Auf Anfrage von IPPEN.MEDIA bezüglich dieser Änderungen beim Handel hatte die Europäische Kommission noch nicht reagiert.
DCFTA und Ukraine-Handel – EU stützt Wirtschaft der Ukraine
Die Europäische Union und die Ukraine hatten sich bereits über Jahrzehnte hinweg angenähert. Noch vor dem russischen Angriff auf die Krim hatten beide Handelspartner ein Assoziierungsabkommen abgeschlossen. Dieses setzt den Rahmen für andere Handelsabkommen und soll ganz grundsätzlich dafür sorgen, dass EU-Firmen leichter und billiger Waren in die Ukraine exportieren oder Waren aus der Ukraine importieren können.

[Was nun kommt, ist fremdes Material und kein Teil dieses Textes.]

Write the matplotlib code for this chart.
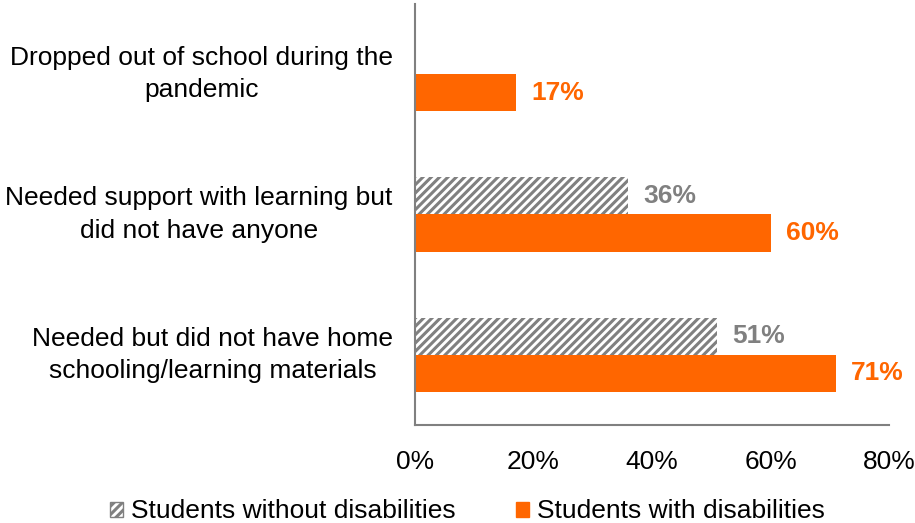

Neben dem Wegfall von Zöllen sah dieses auch effizientere und schnellere Verkehrswege vor, etwa durch den Zoll an internationalen Grenzübergängen. „Sie fördert engere politische Bindungen, stärkere wirtschaftliche Verbindungen und die Achtung gemeinsamer Werte“, schrieb die EU-Kommission dazu.
Innerhalb des Assoziierungsabkommens existiert die sogenannte vertiefte Freihandelszone DCFTA, die zwischen 2007 und 2011 ausgehandelt wurde. Im Frühjahr 2014 erfolgte die Unterzeichnung, also kurz nach der Krim-Annexion durch den russischen Präsidenten Wladimir Putin.
Mit einem Anteil von 56 Prozent am Warenhandel ist die EU der wichtigste Handelspartner der Ukraine. Im Jahr 2023 belief sich der Warenhandel zwischen EU und Ukraine auf rund 61,9 Milliarden Euro – was seit 2016 mehr als einer Verdoppelung entspricht. Die ersten Verhandlungen über ein neues Abkommen sollen bereits begonnen haben. Offizielle Diskussionen zu dem Thema seien demnächst zu erwarten.